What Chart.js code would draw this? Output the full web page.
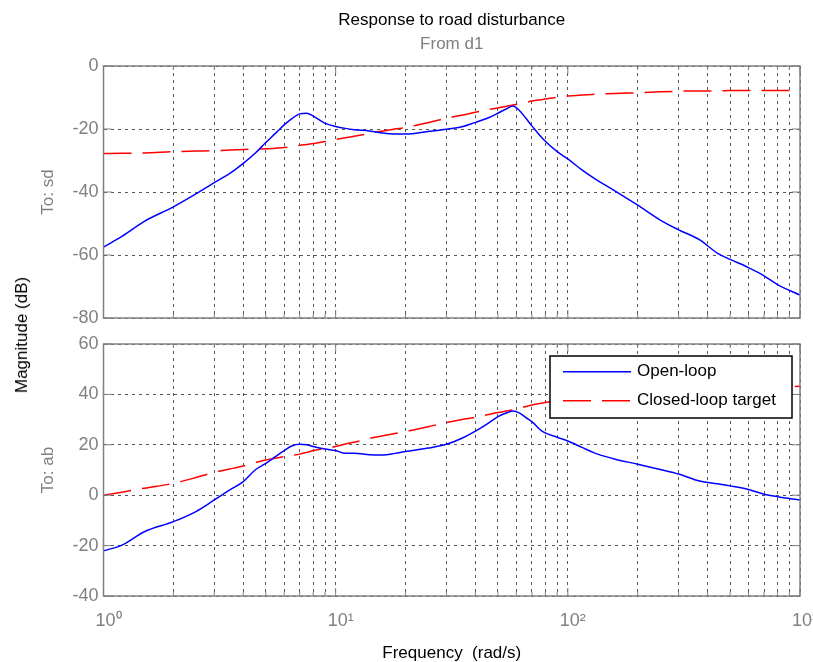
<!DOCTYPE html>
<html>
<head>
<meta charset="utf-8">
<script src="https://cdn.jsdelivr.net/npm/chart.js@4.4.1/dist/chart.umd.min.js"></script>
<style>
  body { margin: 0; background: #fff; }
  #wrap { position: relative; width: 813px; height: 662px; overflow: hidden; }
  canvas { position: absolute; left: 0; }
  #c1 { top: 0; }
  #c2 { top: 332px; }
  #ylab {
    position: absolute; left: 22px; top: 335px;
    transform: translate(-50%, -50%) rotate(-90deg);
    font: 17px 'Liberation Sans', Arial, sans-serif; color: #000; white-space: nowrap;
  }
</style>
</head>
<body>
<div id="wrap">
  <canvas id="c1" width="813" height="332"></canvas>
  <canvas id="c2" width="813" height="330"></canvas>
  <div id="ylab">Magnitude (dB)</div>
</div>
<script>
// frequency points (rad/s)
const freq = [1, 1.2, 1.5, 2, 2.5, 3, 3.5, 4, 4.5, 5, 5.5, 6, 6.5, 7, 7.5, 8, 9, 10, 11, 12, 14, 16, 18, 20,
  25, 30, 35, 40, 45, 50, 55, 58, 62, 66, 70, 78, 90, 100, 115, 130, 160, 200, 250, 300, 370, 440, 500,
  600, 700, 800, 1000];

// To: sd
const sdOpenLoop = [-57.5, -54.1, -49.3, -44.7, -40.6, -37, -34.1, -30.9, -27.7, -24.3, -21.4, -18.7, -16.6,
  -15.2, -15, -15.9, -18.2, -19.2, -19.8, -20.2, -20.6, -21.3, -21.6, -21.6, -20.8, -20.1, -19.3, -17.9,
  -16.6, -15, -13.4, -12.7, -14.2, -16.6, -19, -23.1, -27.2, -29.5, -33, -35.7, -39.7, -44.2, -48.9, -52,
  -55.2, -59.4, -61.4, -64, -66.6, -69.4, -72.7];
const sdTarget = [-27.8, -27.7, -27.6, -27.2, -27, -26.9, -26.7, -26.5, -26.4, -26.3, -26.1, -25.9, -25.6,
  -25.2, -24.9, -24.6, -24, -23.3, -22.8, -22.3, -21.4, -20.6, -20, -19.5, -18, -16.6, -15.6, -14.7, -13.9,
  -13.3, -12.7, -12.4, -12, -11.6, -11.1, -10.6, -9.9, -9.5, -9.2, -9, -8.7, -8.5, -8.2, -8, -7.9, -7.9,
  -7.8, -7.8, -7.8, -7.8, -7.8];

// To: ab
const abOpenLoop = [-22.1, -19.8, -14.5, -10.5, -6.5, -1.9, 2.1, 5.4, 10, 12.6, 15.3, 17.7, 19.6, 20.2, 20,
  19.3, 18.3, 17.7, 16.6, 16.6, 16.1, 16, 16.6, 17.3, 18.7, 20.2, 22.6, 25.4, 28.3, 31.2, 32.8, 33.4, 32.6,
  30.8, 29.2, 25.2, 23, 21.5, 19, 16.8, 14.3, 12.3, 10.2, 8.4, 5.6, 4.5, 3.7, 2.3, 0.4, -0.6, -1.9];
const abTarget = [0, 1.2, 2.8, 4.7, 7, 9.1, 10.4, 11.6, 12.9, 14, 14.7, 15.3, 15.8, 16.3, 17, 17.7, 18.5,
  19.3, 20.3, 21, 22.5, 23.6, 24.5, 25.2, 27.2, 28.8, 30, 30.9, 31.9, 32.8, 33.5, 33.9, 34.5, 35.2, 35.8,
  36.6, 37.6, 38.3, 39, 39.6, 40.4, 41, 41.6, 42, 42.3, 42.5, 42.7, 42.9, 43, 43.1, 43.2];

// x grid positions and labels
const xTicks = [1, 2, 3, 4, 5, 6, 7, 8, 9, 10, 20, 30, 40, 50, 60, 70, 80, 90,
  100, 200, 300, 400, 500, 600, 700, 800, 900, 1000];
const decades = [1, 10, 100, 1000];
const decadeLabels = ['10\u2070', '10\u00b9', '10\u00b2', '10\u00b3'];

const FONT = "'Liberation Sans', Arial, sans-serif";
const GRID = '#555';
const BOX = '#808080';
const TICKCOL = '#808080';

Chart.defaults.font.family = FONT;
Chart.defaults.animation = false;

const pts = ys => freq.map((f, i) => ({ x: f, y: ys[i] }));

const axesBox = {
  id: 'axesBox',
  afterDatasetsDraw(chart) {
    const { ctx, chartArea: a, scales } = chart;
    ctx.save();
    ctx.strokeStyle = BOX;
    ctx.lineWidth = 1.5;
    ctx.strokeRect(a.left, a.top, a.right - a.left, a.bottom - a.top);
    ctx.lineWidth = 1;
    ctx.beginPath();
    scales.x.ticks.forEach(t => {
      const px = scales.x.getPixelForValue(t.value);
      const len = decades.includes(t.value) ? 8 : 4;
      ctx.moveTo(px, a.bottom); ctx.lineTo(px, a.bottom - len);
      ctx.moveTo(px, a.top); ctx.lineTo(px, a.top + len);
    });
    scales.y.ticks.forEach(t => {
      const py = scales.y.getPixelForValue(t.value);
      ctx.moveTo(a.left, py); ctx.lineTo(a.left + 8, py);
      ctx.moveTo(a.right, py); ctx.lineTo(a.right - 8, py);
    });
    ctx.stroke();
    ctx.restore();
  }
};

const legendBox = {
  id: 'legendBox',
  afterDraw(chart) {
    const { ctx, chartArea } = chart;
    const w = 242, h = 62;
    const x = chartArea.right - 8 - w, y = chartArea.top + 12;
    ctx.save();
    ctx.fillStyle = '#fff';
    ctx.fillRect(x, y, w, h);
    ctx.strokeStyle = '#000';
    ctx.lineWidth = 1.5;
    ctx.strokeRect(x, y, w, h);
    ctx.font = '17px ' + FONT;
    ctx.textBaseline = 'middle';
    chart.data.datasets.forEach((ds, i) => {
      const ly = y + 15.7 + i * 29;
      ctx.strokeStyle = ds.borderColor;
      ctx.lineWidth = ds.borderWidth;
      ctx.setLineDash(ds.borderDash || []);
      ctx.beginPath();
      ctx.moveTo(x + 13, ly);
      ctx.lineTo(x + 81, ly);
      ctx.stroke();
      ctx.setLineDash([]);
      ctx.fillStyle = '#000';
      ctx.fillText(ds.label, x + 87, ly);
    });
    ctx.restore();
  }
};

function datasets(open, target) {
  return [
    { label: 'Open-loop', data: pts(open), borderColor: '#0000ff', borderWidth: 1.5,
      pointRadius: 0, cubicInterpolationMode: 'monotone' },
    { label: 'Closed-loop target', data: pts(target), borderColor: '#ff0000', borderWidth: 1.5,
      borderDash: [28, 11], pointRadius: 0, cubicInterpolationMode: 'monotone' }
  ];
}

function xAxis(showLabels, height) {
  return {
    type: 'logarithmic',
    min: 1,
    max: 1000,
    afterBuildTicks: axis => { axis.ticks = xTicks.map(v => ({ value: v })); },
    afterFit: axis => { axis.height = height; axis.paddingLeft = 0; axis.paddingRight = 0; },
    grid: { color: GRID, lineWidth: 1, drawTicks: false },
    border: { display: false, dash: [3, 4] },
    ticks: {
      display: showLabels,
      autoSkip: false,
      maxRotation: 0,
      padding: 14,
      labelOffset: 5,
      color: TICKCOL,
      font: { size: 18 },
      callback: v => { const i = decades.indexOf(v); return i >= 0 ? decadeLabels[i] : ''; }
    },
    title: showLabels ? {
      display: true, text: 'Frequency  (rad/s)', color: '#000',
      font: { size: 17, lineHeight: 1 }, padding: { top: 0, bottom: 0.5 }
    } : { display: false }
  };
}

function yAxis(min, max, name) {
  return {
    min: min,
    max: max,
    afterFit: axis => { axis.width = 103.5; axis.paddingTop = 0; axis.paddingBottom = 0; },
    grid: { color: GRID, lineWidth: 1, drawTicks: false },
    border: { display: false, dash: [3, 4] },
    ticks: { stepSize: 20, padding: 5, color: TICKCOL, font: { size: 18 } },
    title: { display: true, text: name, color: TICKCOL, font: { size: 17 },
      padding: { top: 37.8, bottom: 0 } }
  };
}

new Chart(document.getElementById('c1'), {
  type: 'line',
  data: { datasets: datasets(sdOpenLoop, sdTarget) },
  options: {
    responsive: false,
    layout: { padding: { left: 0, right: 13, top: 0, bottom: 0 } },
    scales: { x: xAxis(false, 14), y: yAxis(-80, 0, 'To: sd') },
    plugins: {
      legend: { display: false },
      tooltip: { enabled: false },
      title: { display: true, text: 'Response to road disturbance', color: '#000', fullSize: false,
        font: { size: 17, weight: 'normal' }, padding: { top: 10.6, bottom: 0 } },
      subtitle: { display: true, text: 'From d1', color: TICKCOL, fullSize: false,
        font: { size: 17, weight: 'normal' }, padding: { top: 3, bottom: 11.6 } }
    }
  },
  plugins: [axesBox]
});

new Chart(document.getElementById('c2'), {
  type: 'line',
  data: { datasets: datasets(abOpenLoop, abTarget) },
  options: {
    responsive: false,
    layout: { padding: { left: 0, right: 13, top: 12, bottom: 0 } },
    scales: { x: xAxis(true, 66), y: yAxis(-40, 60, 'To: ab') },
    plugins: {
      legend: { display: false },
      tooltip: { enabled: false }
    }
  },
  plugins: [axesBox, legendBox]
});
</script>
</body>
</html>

· · · · ·

* [SHORT EXERCISE] Print the data above verbatim from the first line through the line holding "-7.8, -7.8, -7.8, -7.8, -7.8];", leaving every picture out.

* [EXERCISE OUTPUT]
What Chart.js code would draw this? Output the full web page.
<!DOCTYPE html>
<html>
<head>
<meta charset="utf-8">
<script src="https://cdn.jsdelivr.net/npm/chart.js@4.4.1/dist/chart.umd.min.js"></script>
<style>
  body { margin: 0; background: #fff; }
  #wrap { position: relative; width: 813px; height: 662px; overflow: hidden; }
  canvas { position: absolute; left: 0; }
  #c1 { top: 0; }
  #c2 { top: 332px; }
  #ylab {
    position: absolute; left: 22px; top: 335px;
    transform: translate(-50%, -50%) rotate(-90deg);
    font: 17px 'Liberation Sans', Arial, sans-serif; color: #000; white-space: nowrap;
  }
</style>
</head>
<body>
<div id="wrap">
  <canvas id="c1" width="813" height="332"></canvas>
  <canvas id="c2" width="813" height="330"></canvas>
  <div id="ylab">Magnitude (dB)</div>
</div>
<script>
// frequency points (rad/s)
const freq = [1, 1.2, 1.5, 2, 2.5, 3, 3.5, 4, 4.5, 5, 5.5, 6, 6.5, 7, 7.5, 8, 9, 10, 11, 12, 14, 16, 18, 20,
  25, 30, 35, 40, 45, 50, 55, 58, 62, 66, 70, 78, 90, 100, 115, 130, 160, 200, 250, 300, 370, 440, 500,
  600, 700, 800, 1000];

// To: sd
const sdOpenLoop = [-57.5, -54.1, -49.3, -44.7, -40.6, -37, -34.1, -30.9, -27.7, -24.3, -21.4, -18.7, -16.6,
  -15.2, -15, -15.9, -18.2, -19.2, -19.8, -20.2, -20.6, -21.3, -21.6, -21.6, -20.8, -20.1, -19.3, -17.9,
  -16.6, -15, -13.4, -12.7, -14.2, -16.6, -19, -23.1, -27.2, -29.5, -33, -35.7, -39.7, -44.2, -48.9, -52,
  -55.2, -59.4, -61.4, -64, -66.6, -69.4, -72.7];
const sdTarget = [-27.8, -27.7, -27.6, -27.2, -27, -26.9, -26.7, -26.5, -26.4, -26.3, -26.1, -25.9, -25.6,
  -25.2, -24.9, -24.6, -24, -23.3, -22.8, -22.3, -21.4, -20.6, -20, -19.5, -18, -16.6, -15.6, -14.7, -13.9,
  -13.3, -12.7, -12.4, -12, -11.6, -11.1, -10.6, -9.9, -9.5, -9.2, -9, -8.7, -8.5, -8.2, -8, -7.9, -7.9,
  -7.8, -7.8, -7.8, -7.8, -7.8];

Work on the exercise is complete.